╔══

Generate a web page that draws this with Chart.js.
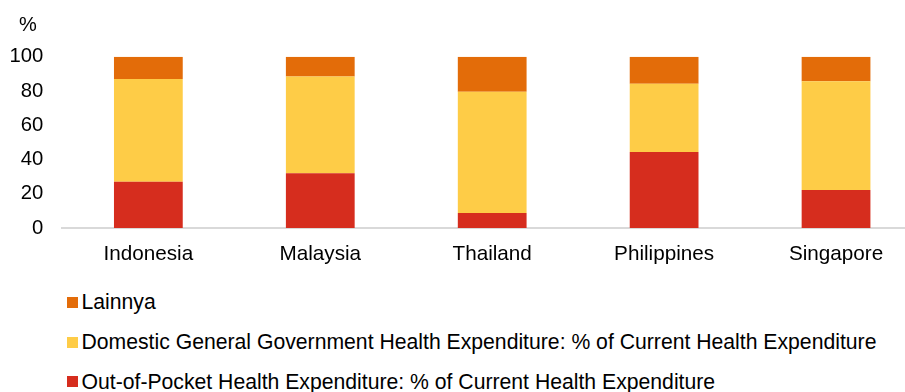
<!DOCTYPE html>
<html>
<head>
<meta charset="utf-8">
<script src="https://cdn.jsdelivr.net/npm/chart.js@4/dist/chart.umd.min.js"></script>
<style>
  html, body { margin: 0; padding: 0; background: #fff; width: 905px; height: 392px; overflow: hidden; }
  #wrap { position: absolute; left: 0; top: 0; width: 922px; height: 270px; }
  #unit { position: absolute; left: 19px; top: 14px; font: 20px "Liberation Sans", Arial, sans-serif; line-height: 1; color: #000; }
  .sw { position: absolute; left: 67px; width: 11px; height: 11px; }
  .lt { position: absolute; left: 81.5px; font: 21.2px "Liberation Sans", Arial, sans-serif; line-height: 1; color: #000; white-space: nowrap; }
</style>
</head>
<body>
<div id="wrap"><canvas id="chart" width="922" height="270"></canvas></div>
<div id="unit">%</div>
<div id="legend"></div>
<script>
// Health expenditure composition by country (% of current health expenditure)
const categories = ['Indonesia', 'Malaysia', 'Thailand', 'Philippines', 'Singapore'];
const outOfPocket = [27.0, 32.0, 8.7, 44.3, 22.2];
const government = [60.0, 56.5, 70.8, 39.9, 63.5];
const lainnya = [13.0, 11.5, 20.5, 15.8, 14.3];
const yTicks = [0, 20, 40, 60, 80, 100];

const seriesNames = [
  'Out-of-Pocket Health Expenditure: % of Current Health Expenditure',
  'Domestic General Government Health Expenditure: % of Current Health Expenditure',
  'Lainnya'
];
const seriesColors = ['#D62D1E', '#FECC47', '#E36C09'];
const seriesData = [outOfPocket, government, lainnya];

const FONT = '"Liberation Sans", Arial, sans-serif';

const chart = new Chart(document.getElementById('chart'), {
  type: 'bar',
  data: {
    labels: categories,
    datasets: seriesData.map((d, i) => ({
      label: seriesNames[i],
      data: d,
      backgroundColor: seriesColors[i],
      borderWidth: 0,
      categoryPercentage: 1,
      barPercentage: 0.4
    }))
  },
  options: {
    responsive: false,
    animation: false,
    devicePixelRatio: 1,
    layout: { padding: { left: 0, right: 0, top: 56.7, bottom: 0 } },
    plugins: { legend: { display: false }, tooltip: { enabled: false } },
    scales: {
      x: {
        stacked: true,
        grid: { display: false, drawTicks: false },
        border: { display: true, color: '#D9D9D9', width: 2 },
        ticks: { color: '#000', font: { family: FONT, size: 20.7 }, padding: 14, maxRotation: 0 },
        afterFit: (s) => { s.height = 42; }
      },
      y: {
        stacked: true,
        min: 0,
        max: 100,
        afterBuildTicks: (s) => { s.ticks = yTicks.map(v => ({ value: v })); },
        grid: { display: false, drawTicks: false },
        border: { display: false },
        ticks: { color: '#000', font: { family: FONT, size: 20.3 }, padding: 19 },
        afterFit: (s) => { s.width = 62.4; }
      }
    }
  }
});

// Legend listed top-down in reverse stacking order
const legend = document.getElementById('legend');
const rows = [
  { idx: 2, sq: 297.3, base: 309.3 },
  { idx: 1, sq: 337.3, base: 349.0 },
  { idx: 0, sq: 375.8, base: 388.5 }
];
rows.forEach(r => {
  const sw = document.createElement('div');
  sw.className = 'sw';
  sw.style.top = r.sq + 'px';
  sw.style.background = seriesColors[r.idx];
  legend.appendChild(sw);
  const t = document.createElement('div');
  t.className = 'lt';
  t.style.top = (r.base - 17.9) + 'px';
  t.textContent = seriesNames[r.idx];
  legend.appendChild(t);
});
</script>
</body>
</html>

╚══

Task instructions:
Using the data above, print every line exactly, omitting pictures.

Reply:
Generate a web page that draws this with Chart.js.
<!DOCTYPE html>
<html>
<head>
<meta charset="utf-8">
<script src="https://cdn.jsdelivr.net/npm/chart.js@4/dist/chart.umd.min.js"></script>
<style>
  html, body { margin: 0; padding: 0; background: #fff; width: 905px; height: 392px; overflow: hidden; }
  #wrap { position: absolute; left: 0; top: 0; width: 922px; height: 270px; }
  #unit { position: absolute; left: 19px; top: 14px; font: 20px "Liberation Sans", Arial, sans-serif; line-height: 1; color: #000; }
  .sw { position: absolute; left: 67px; width: 11px; height: 11px; }
  .lt { position: absolute; left: 81.5px; font: 21.2px "Liberation Sans", Arial, sans-serif; line-height: 1; color: #000; white-space: nowrap; }
</style>
</head>
<body>
<div id="wrap"><canvas id="chart" width="922" height="270"></canvas></div>
<div id="unit">%</div>
<div id="legend"></div>
<script>
// Health expenditure composition by country (% of current health expenditure)
const categories = ['Indonesia', 'Malaysia', 'Thailand', 'Philippines', 'Singapore'];
const outOfPocket = [27.0, 32.0, 8.7, 44.3, 22.2];
const government = [60.0, 56.5, 70.8, 39.9, 63.5];
const lainnya = [13.0, 11.5, 20.5, 15.8, 14.3];
const yTicks = [0, 20, 40, 60, 80, 100];

const seriesNames = [
  'Out-of-Pocket Health Expenditure: % of Current Health Expenditure',
  'Domestic General Government Health Expenditure: % of Current Health Expenditure',
  'Lainnya'
];
const seriesColors = ['#D62D1E', '#FECC47', '#E36C09'];
const seriesData = [outOfPocket, government, lainnya];

const FONT = '"Liberation Sans", Arial, sans-serif';

const chart = new Chart(document.getElementById('chart'), {
  type: 'bar',
  data: {
    labels: categories,
    datasets: seriesData.map((d, i) => ({
      label: seriesNames[i],
      data: d,
      backgroundColor: seriesColors[i],
      borderWidth: 0,
      categoryPercentage: 1,
      barPercentage: 0.4
    }))
  },
  options: {
    responsive: false,
    animation: false,
    devicePixelRatio: 1,
    layout: { padding: { left: 0, right: 0, top: 56.7, bottom: 0 } },
    plugins: { legend: { display: false }, tooltip: { enabled: false } },
    scales: {
      x: {
        stacked: true,
        grid: { display: false, drawTicks: false },
        border: { display: true, color: '#D9D9D9', width: 2 },
        ticks: { color: '#000', font: { family: FONT, size: 20.7 }, padding: 14, maxRotation: 0 },
        afterFit: (s) => { s.height = 42; }
      },
      y: {
        stacked: true,
        min: 0,
        max: 100,
        afterBuildTicks: (s) => { s.ticks = yTicks.map(v => ({ value: v })); },
        grid: { display: false, drawTicks: false },
        border: { display: false },
        ticks: { color: '#000', font: { family: FONT, size: 20.3 }, padding: 19 },
        afterFit: (s) => { s.width = 62.4; }
      }
    }
  }
});

// Legend listed top-down in reverse stacking order
const legend = document.getElementById('legend');
const rows = [
  { idx: 2, sq: 297.3, base: 309.3 },
  { idx: 1, sq: 337.3, base: 349.0 },
  { idx: 0, sq: 375.8, base: 388.5 }
];
rows.forEach(r => {
  const sw = document.createElement('div');
  sw.className = 'sw';
  sw.style.top = r.sq + 'px';
  sw.style.background = seriesColors[r.idx];
  legend.appendChild(sw);
  const t = document.createElement('div');
  t.className = 'lt';
  t.style.top = (r.base - 17.9) + 'px';
  t.textContent = seriesNames[r.idx];
  legend.appendChild(t);
});
</script>
</body>
</html>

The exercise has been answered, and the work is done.